People go to church to find God. I don't have any stats, but I'm guessing that a lot of people who get the urge to seek God start with the local church. And it makes me wonder how many of these seekers actually find God through people in church versus how many find God through other less interactive means, such as studying the Bible independently, reading criticisms, and listening to sermons on the web.

I wonder because I started independently. I started by reading the Bible, and eventually got a study Bible with notes in it to help me understand passages, and from there, I moved onto reading multiple versions of the texts to get a clearer understanding of it, and gradually, I moved to listening to sermons online. I did talk to people when I had questions, but my discussions were very limited. And in the process, I thought my faith was very shaky and fragile, but when push came to shove, and everybody around me thought I had fallen hard enough to give up my new passion, it only grew. I believe it grew stronger because of its foundation being independent of the broken people who were around me (i.e. the Christians who had introduced me to the Bible to begin with), and therefore, I could dissociate the pain they were causing me from the personal relationship I had built with God. Without having stepped foot inside a church over the past year, I avoided the politics and the brokenness that turn off so many seekers.

But now, I am finding it so hard to integrate into any sort of religious community because I get rejected from both sides. On the one hand, I get rejected because I don't know the rituals, the songs and the procedures that seem innate to those who've grown up in the church. And on the other hand, I get rejected because I see the exclusiveness of the church community and from everything I've learned so far, Jesus is not about exclusiveness.

Last week, I got into a mild debate about exclusiveness within a Good Friday sermon with one of the few religious friends I have. I've been listening to sermons from my now favorite church in North Carolina for some time now, and leading up to Easter, the pastors would explain to the regular church goers that with Easter comes crowds. People attend church that one time of year (maybe Christmas too) and the fact that they enter the church at all provides the church an opportunity to reach them. And so they planned for weeks, from what I heard in the sermons, to make Easter so passionately inclusive in hopes that they'd touch as many hearts as God would allow.

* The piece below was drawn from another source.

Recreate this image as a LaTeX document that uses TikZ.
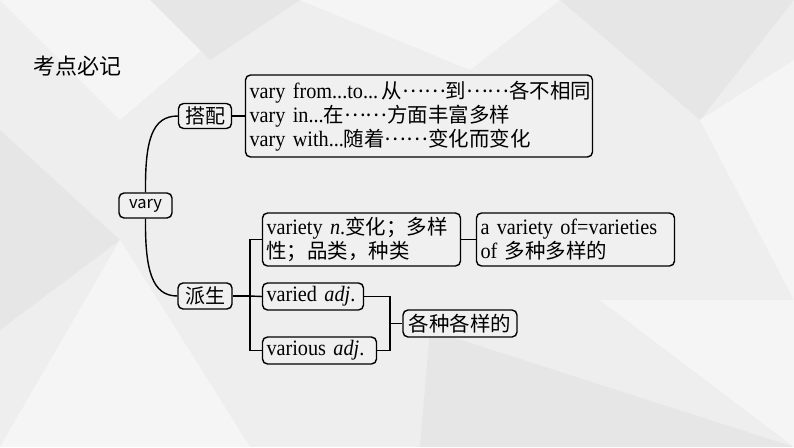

While they were doing that down there in NC, I went to a choir performance of Saint-John's Passion the evening of Good Friday here in Montréal, and in the middle of the performance, the pastor gave a sermon. As he walked up to the microphone before the packed church (probably between one and two thousand people attended, which is an insanely abnormally high number for a Quebec church, as far as I've been exposed to it anyway), I got my hopes up to be moved and touched by the words he had so diligently prepared for this giant audience. Instead, he gave a sermon that Quebecers have come to expect at any church devoid of humanity. It was full of Bibley references, old religious words and references that nobody understood, and was entirely lacking in passion. He did mention love a couple of times, but considering this was the day Jesus suffered terribly and ultimately died on the cross, the day this entire church was being birthed, I would have thought that the power of the significance would have moved him to express the meaning of Good Friday in such a way that everybody listening would feel the intensity and importance of Jesus' death on the cross.

So my friend, who was in the choir, asked me what I thought of the evening, and I was honest. His reaction to my perspective of the sermon was (paraphrased), "The sermon was for the congregation. Does it really matter if the 'holiday Christians' aren't touched? It's not like they're coming back anyway."

Can you see it? That's not Jesus. That's not the Jesus I've come to know. That's not the message that I've learned and cherished. If one sheep strays from the flock, that sheep is most important. But that's not the message I've been getting from the churches I've attempted to reach out to and frankly, it's made me terrified to commit to any church. What if the strings attached to membership overwhelm me? What if I clash too much with the church community simply because I feel Jesus is loving, forgiving and inclusive? What if those fundamental things that have kept my faith strong- Jesus' love, forgiveness, inclusiveness- aren't in the church at all and my exposure to a Christianity that is so impure takes it all away from me? What if the broken people of the church are so broken they replace my idealistic faith with a bitter cynicism?

I am new to faith, and as such, my perspective on it is naive and childlike. But from what I've read, that's a good kind of faith. It's not tainted by legalism, pride and certainty. I pray from my heart because I haven't been taught the rituals of prayer yet. I worship with my soul because I haven't learned to mumble hymns incoherently. I feel broken and completely imperfect because I haven't yet begun to take God's grace, mercy and forgiveness for granted. I feel I am the worst possible Christian there is because I hide my faith, I don't go to church, I don't partake in the Christian community, and I know God loves me anyway, even if fellow Christians judge me and look down on me for my seeming lack of devotion and commitment. I am also humbled by my own arrogance in judging the church, the Christian community and lifelong Christians so harshly.

I'm an in-betweeny. I know there's more to life than atheism, but at this point, I feel I'll never get to a place where my salvation is secure. I think it's very possible (more than likely) that there is a God, but if the way to heaven is through church and the rituals that follow, I'll end up down in hell wishing I could feel the God I loved while I was alive.

So then tell me again, after all this work over the past year, all the effort, the passion and the devotion towards learning about God, along with becoming a social outcast in this respect, why an atheist who rejects a relationship with God would be so confident that if there's a God, they are going to heaven, while my eternity is suddenly so uncertain?

I believe if you know God at all, you know you can't ever grasp even a tiny fraction of God's greatness. God is everything. In the Bible, God says, "I am." He just is. While I'm this tiny person who, from even a kilometer away, is already nearly insignificant, He is all things and everything. How can I be so sure of Him? How can I know Him? I can't. None of us can, whether we believe or not.

All I can do is live, learn and love in His name with all my heart and soul. I believe that's the extent to which I may know God in my tiny human capacity.